Figure scripts

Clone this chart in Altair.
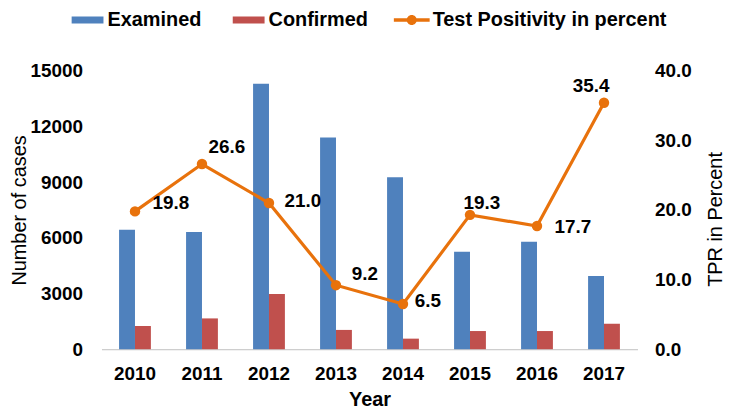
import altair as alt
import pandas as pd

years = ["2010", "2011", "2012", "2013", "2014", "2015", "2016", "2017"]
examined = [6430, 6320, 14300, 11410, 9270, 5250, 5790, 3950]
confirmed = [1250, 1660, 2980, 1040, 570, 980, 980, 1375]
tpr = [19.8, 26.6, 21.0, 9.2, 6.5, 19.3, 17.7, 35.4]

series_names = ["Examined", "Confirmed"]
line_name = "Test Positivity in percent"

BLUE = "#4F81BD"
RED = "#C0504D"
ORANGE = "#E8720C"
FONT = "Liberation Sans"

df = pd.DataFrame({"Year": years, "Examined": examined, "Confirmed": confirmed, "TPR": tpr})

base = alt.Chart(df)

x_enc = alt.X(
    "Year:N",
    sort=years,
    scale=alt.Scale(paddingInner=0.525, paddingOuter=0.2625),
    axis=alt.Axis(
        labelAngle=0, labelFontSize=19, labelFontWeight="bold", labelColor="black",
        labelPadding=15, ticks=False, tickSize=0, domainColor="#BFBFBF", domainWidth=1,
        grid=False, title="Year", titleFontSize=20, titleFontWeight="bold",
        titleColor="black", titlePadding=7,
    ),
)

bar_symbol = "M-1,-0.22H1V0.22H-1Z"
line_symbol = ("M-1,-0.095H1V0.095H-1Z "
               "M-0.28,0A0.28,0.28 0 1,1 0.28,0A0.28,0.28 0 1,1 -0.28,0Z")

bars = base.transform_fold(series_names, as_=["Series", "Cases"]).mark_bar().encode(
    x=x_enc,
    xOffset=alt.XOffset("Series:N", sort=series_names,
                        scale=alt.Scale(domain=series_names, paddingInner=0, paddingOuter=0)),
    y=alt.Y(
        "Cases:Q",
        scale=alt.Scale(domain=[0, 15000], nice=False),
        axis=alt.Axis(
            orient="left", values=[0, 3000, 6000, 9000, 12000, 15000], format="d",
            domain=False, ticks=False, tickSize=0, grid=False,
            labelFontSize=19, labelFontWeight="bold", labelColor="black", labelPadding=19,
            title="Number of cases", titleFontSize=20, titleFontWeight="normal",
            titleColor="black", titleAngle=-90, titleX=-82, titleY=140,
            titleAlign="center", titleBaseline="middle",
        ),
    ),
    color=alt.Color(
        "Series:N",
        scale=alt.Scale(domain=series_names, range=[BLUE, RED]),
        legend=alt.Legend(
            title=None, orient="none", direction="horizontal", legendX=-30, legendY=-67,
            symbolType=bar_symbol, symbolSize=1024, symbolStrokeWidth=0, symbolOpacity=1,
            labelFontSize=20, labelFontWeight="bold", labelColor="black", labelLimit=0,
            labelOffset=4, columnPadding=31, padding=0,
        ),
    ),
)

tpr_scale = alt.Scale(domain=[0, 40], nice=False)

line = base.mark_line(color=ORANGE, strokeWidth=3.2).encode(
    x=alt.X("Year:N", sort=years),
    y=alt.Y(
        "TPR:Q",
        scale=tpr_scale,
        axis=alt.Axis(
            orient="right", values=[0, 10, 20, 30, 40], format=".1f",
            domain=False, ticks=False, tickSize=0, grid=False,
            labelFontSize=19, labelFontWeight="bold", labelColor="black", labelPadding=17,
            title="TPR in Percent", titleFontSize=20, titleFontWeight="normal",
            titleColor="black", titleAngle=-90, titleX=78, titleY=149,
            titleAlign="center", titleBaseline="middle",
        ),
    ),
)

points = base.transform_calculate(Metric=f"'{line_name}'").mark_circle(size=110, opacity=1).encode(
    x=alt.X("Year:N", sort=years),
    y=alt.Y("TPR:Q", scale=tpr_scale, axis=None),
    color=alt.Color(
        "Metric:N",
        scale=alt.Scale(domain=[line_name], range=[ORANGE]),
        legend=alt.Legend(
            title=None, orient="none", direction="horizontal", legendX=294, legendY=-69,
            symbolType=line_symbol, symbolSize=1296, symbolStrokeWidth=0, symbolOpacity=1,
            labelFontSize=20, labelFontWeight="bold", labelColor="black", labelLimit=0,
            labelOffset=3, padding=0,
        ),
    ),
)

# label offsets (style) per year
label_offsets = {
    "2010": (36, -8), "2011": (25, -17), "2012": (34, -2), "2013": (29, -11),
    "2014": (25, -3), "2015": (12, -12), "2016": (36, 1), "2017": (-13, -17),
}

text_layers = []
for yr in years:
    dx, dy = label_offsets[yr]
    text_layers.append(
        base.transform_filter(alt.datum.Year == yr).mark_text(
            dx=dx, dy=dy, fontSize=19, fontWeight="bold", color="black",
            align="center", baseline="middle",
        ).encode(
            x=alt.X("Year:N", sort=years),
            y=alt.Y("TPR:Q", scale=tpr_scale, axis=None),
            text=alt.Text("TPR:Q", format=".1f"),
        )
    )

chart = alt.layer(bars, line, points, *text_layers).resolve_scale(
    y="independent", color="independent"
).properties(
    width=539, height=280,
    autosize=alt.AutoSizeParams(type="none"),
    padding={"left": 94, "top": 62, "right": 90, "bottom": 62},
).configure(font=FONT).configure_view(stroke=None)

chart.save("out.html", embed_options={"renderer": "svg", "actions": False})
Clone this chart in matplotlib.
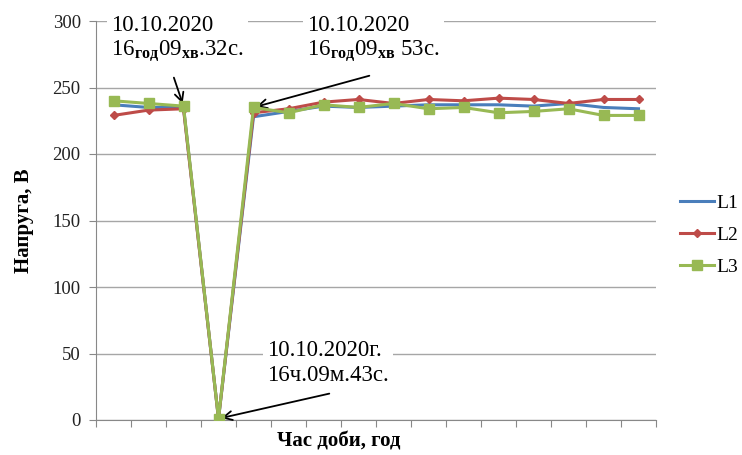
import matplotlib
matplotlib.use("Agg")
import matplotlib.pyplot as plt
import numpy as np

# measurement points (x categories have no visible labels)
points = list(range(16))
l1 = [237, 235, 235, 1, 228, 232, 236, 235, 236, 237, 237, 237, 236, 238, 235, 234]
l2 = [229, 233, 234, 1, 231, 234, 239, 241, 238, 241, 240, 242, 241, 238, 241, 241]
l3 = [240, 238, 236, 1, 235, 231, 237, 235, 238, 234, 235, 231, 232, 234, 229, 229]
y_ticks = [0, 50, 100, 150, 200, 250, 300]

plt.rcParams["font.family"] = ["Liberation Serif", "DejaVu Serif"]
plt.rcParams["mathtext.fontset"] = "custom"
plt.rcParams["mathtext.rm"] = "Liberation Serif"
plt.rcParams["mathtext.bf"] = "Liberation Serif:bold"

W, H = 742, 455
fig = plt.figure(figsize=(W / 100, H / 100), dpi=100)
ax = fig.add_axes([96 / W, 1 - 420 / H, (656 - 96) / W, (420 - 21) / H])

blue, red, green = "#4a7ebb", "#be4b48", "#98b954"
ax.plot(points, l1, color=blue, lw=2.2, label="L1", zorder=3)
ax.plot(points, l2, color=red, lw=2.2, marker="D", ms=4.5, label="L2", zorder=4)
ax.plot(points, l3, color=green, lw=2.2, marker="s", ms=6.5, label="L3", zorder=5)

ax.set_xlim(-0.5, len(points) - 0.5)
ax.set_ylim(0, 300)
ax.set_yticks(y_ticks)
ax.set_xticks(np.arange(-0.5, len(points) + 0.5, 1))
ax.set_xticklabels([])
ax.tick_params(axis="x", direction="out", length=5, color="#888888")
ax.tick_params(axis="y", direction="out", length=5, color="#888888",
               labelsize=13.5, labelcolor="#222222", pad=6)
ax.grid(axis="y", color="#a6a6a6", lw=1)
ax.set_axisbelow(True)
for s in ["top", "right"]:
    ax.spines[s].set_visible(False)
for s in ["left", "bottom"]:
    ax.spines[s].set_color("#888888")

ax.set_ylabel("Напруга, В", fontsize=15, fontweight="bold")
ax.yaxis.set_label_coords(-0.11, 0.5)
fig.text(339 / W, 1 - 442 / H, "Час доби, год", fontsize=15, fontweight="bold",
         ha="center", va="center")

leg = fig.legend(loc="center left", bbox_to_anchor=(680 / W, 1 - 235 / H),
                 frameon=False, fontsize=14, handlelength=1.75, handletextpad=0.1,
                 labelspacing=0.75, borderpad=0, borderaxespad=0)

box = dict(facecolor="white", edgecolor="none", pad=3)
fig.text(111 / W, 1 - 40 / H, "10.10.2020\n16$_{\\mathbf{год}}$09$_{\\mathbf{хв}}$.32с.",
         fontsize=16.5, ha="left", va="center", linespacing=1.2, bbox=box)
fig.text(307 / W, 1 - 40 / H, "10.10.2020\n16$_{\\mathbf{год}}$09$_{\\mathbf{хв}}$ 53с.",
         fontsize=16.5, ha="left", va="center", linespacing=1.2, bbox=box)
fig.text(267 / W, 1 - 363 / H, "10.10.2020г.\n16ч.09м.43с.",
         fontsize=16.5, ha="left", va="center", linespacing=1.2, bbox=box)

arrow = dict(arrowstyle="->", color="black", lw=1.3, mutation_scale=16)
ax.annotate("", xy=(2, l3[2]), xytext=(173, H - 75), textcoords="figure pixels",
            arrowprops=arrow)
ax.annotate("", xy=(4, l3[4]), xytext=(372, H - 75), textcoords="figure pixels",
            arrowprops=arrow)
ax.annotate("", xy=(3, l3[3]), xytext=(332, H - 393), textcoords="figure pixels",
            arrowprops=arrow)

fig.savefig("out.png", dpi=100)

# SHORT PROBLEM:
Copy every line of the data that holds the string "matplotlib".

# REPLY:
Clone this chart in matplotlib.
import matplotlib
matplotlib.use("Agg")
import matplotlib.pyplot as plt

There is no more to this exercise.